■ WORK REQUIRED ■
Only the lines from the start of the data through the line with "(142,91) -- (806,91);" belong in the copy. Restate them word for word, minus the pictures.

■ STORED DATA ■

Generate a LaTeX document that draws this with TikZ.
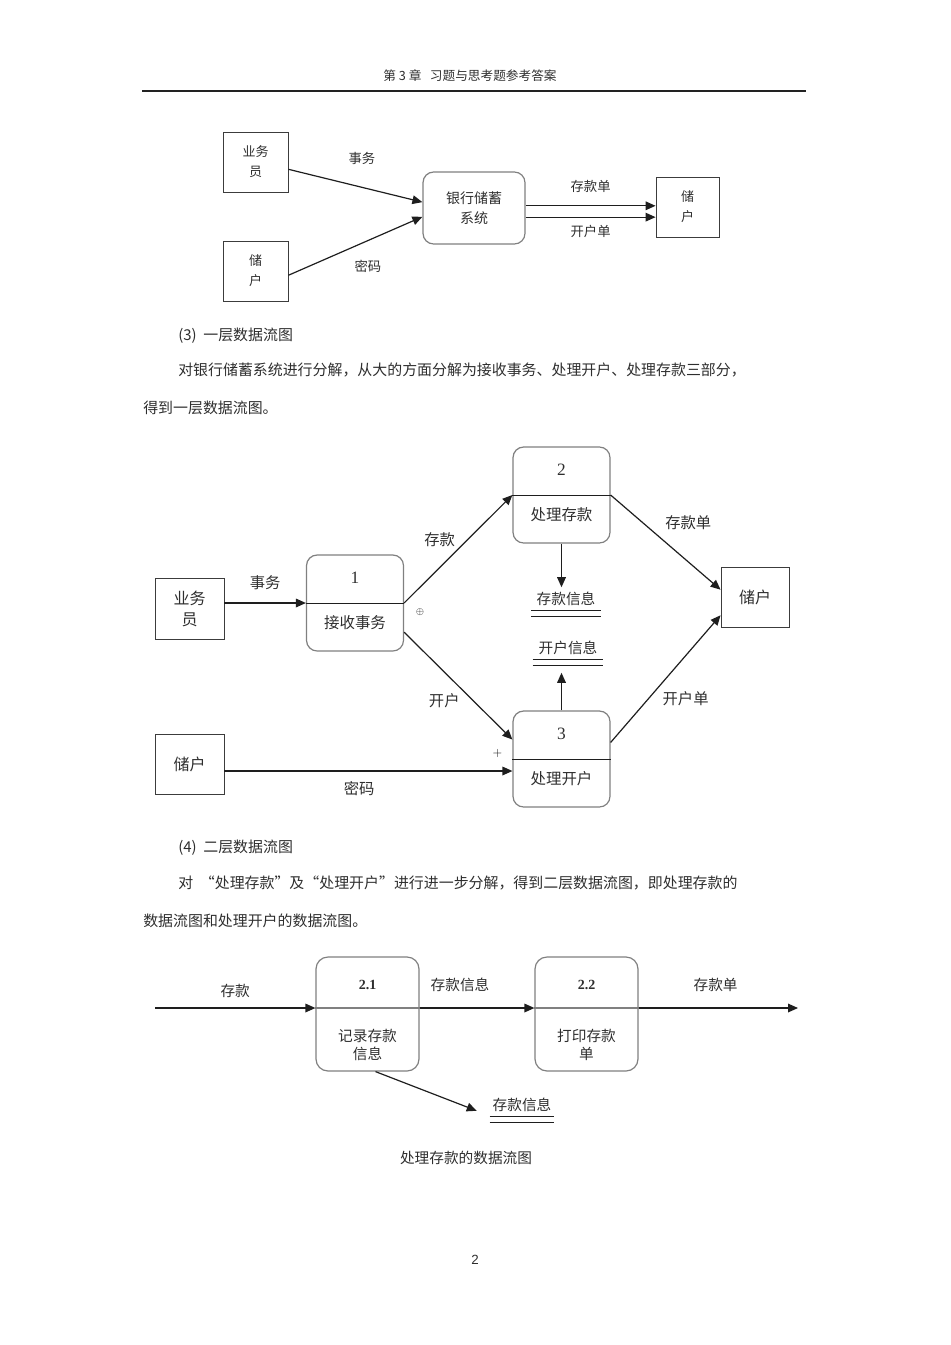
\documentclass[tikz,border=0pt]{standalone}
\usepackage{fontspec}
\setmainfont{Noto Sans CJK SC}
\newfontfamily\numfont{Liberation Serif}
\newfontfamily\pagefont{Liberation Sans}
\usetikzlibrary{positioning, arrows.meta, calc}
\definecolor{clrline}{HTML}{1E1E1E}
\definecolor{clrframe}{HTML}{808080}
\definecolor{clrbox}{HTML}{3C3C3C}
\definecolor{clrtext}{HTML}{2E2E2E}
\definecolor{clrrule}{HTML}{222222}

\begin{document}
\begin{tikzpicture}[
    x=0.75pt, y=-0.75pt,
    >={Triangle[length=7.5pt, width=6.5pt]},
    every node/.style={text=clrtext, font=\fontsize{11}{13}\selectfont},
    entity/.style={draw=clrbox, line width=0.65pt, align=center, inner sep=0pt},
    process/.style={draw=clrframe, line width=0.9pt, rounded corners=8pt, inner sep=0pt},
    divider/.style={color=clrline, line width=0.7pt},
    arrow/.style={->, color=clrline, line width=0.9pt},
    lbl/.style={inner sep=1pt},
    store/.style={inner xsep=0pt, inner ysep=3.5pt},
    storeline/.style={color=clrline, line width=0.7pt},
    para/.style={anchor=west, inner sep=0pt, font=\fontsize{11.2}{13}\selectfont},
]
\useasboundingbox (0,0) rectangle (950,1345);
% page header
\node[font=\fontsize{9.5}{11}\selectfont] (n_head) at (470,76) {第\ 3\ 章\ \ \ 习题与思考题参考答案};
\draw[color=clrrule, line width=1pt] (142,91) -- (806,91);

% context diagram
\node[entity, minimum width=48.75pt, minimum height=45pt, font=\fontsize{9.75}{15}\selectfont] (n_clerk_0) at (255.5,162) {业务\\员};
\node[entity, minimum width=48.75pt, minimum height=45pt, font=\fontsize{9.75}{15}\selectfont] (n_dep_0) at (255.5,271) {储\\户};
\node[process, minimum width=76.5pt, minimum height=54pt, align=center, font=\fontsize{10.5}{15}\selectfont] (n_sys_0) at (474,208) {银行储蓄\\系统};
\node[entity, minimum width=47.25pt, minimum height=45pt, font=\fontsize{9.75}{15}\selectfont] (n_cust_0) at (687.5,207) {储\\户};
\draw[arrow] ($(n_clerk_0.north east)!0.62!(n_clerk_0.south east)$) -- node[lbl, xshift=4.9pt, yshift=20.6pt, font=\fontsize{10}{12}\selectfont] {事务} ($(n_sys_0.north west)!0.42!(n_sys_0.south west)$);
\draw[arrow] ($(n_dep_0.north east)!0.57!(n_dep_0.south east)$) -- node[lbl, xshift=9.4pt, yshift=-15pt, font=\fontsize{10}{12}\selectfont] {密码} ($(n_sys_0.north west)!0.62!(n_sys_0.south west)$);
\coordinate (n_sys_0_o1) at ($(n_sys_0.north east)!0.47!(n_sys_0.south east)$);
\coordinate (n_sys_0_o2) at ($(n_sys_0.north east)!0.625!(n_sys_0.south east)$);
\draw[arrow] (n_sys_0_o1) -- node[lbl, yshift=14.25pt, font=\fontsize{10}{12}\selectfont] {存款单} (n_sys_0_o1 -| n_cust_0.west);
\draw[arrow] (n_sys_0_o2) -- node[lbl, yshift=-10.5pt, font=\fontsize{10}{12}\selectfont] {开户单} (n_sys_0_o2 -| n_cust_0.west);

% text (3)
\node[para] (n_t3a) at (178,336) {(3)\ \ 一层数据流图};
\node[para] (n_t3b) at (178,370) {对银行储蓄系统进行分解，从大的方面分解为接收事务、处理开户、处理存款三部分，};
\node[para] (n_t3c) at (143,408) {得到一层数据流图。};

% level one diagram
\node[entity, minimum width=51.75pt, minimum height=45.75pt, font=\fontsize{12}{15.75}\selectfont] (n_clerk) at (189.5,608.5) {业务\\员};
\node[entity, minimum width=51.75pt, minimum height=45pt, font=\fontsize{12}{15}\selectfont] (n_dep) at (189.5,764) {储户};
\node[entity, minimum width=51pt, minimum height=45pt, font=\fontsize{12}{15}\selectfont] (n_cust) at (755,597) {储户};
\node[process, minimum width=72.75pt, minimum height=72pt] (n_p1) at (355,603) {};
\node[process, minimum width=72.75pt, minimum height=72pt] (n_p2) at (561.5,495) {};
\node[process, minimum width=72.75pt, minimum height=72pt] (n_p3) at (561.5,759) {};
\foreach \p/\num/\title in {n_p1/1/接收事务, n_p2/2/处理存款, n_p3/3/处理开户} {
    \draw[divider] (\p.west) -- (\p.east);
    \node[font=\numfont\fontsize{13}{15}\selectfont] (\p_num) at ($(\p.center)+(0,-25)$) {\num};
    \node[font=\fontsize{11.6}{14}\selectfont] (\p_title) at ($(\p.center)+(0,20)$) {\title};
}
\node[store, minimum width=51.75pt] (n_s_dep) at (566,599) {存款信息};
\draw[storeline] (n_s_dep.south west) -- (n_s_dep.south east) ([yshift=-4.5pt]n_s_dep.south west) -- ([yshift=-4.5pt]n_s_dep.south east);
\node[store, minimum width=52.5pt] (n_s_open) at (568,648) {开户信息};
\draw[storeline] (n_s_open.south west) -- (n_s_open.south east) ([yshift=-4.5pt]n_s_open.south west) -- ([yshift=-4.5pt]n_s_open.south east);
\draw[arrow] (n_clerk.east |- n_p1.west) -- node[lbl, yshift=15pt, font=\fontsize{11.5}{13}\selectfont] {事务} (n_p1.west);
\draw[arrow] (n_p1.east) -- node[lbl, xshift=-14pt, yshift=7pt, font=\fontsize{11.5}{13}\selectfont] {存款} (n_p2.west);
\draw[arrow] ($(n_p1.north east)!0.8!(n_p1.south east)$) -- node[lbl, xshift=-10.5pt, yshift=-11pt, font=\fontsize{11.5}{13}\selectfont] {开户} ($(n_p3.north west)!0.3!(n_p3.south west)$);
\draw[arrow] (n_p2.east) -- node[lbl, xshift=17pt, yshift=15pt, font=\fontsize{11.5}{13}\selectfont] {存款单} ($(n_cust.north west)!0.38!(n_cust.south west)$);
\draw[arrow] ($(n_p3.north east)!0.33!(n_p3.south east)$) -- node[lbl, xshift=15pt, yshift=-15pt, font=\fontsize{11.5}{13}\selectfont] {开户单} ($(n_cust.north west)!0.8!(n_cust.south west)$);
\draw[arrow] (n_p2.south) -- (n_p2.south |- n_s_dep.north);
\draw[arrow] (n_p3.north) -- ([yshift=-9.75pt]n_p3.north |- n_s_open.south);
\draw[arrow] (n_dep.east |- 0,771) -- node[lbl, xshift=-7pt, yshift=-13.5pt, font=\fontsize{11.5}{13}\selectfont] {密码} (n_p3.west |- 0,771);
\node[font=\scriptsize, text=clrline] (n_p1_mark) at ($(n_p1.east)+(16,9)$) {$\oplus$};
\node[font=\small, text=clrline] (n_p3_mark) at ($(n_p3.west)+(-15,-6)$) {$+$};

% text (4)
\node[para] (n_t4a) at (178,848) {(4)\ \ 二层数据流图};
\node[para] (n_t4b) at (178,883) {对\ \ “处理存款”及“处理开户”进行进一步分解，得到二层数据流图，即处理存款的};
\node[para] (n_t4c) at (143,921) {数据流图和处理开户的数据流图。};

% level two diagram
\node[process, minimum width=77.25pt, minimum height=85.5pt, rounded corners=9pt] (n_p21) at (367.5,1014) {};
\node[process, minimum width=77.25pt, minimum height=85.5pt, rounded corners=9pt] (n_p22) at (586.5,1014) {};
\foreach \p/\num/\title in {n_p21/2.1/记录存款\\信息, n_p22/2.2/打印存款\\单} {
    \draw[color=clrframe, line width=0.8pt] ([yshift=4.5pt]\p.west) -- ([yshift=4.5pt]\p.east);
    \node[font=\numfont\bfseries\fontsize{10.5}{12}\selectfont] (\p_num) at ($(\p.center)+(0,-29)$) {\num};
    \node[align=center, font=\fontsize{11}{13.5}\selectfont] (\p_title) at ($(\p.center)+(0,31)$) {\title};
}
\coordinate (n_in2) at (155,1008);
\coordinate (n_out2) at (798,1008);
\node[store, minimum width=48pt] (n_s_rec) at (522,1105) {存款信息};
\draw[storeline] (n_s_rec.south west) -- (n_s_rec.south east) ([yshift=-4.5pt]n_s_rec.south west) -- ([yshift=-4.5pt]n_s_rec.south east);
\draw[arrow] (n_in2) -- node[lbl, yshift=12.75pt] {存款} ([yshift=4.5pt]n_p21.west);
\draw[arrow] ([yshift=4.5pt]n_p21.east) -- node[lbl, xshift=-12.75pt, yshift=17pt] {存款信息} ([yshift=4.5pt]n_p22.west);
\draw[arrow] ([yshift=4.5pt]n_p22.east) -- node[lbl, xshift=-2pt, yshift=17pt] {存款单} (n_out2);
\draw[arrow] ([xshift=6pt]n_p21.south) -- ([xshift=-9.75pt, yshift=4.5pt]n_s_rec.south west);
\node (n_caption) at (466,1158) {处理存款的数据流图};

% page number
\node[font=\pagefont\fontsize{10}{12}\selectfont] (n_page) at (475,1260) {2};
\end{tikzpicture}
\end{document}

■ SOLVED PROBLEM ■
Generate a LaTeX document that draws this with TikZ.
\documentclass[tikz,border=0pt]{standalone}
\usepackage{fontspec}
\setmainfont{Noto Sans CJK SC}
\newfontfamily\numfont{Liberation Serif}
\newfontfamily\pagefont{Liberation Sans}
\usetikzlibrary{positioning, arrows.meta, calc}
\definecolor{clrline}{HTML}{1E1E1E}
\definecolor{clrframe}{HTML}{808080}
\definecolor{clrbox}{HTML}{3C3C3C}
\definecolor{clrtext}{HTML}{2E2E2E}
\definecolor{clrrule}{HTML}{222222}

\begin{document}
\begin{tikzpicture}[
    x=0.75pt, y=-0.75pt,
    >={Triangle[length=7.5pt, width=6.5pt]},
    every node/.style={text=clrtext, font=\fontsize{11}{13}\selectfont},
    entity/.style={draw=clrbox, line width=0.65pt, align=center, inner sep=0pt},
    process/.style={draw=clrframe, line width=0.9pt, rounded corners=8pt, inner sep=0pt},
    divider/.style={color=clrline, line width=0.7pt},
    arrow/.style={->, color=clrline, line width=0.9pt},
    lbl/.style={inner sep=1pt},
    store/.style={inner xsep=0pt, inner ysep=3.5pt},
    storeline/.style={color=clrline, line width=0.7pt},
    para/.style={anchor=west, inner sep=0pt, font=\fontsize{11.2}{13}\selectfont},
]
\useasboundingbox (0,0) rectangle (950,1345);
% page header
\node[font=\fontsize{9.5}{11}\selectfont] (n_head) at (470,76) {第\ 3\ 章\ \ \ 习题与思考题参考答案};
\draw[color=clrrule, line width=1pt] (142,91) -- (806,91);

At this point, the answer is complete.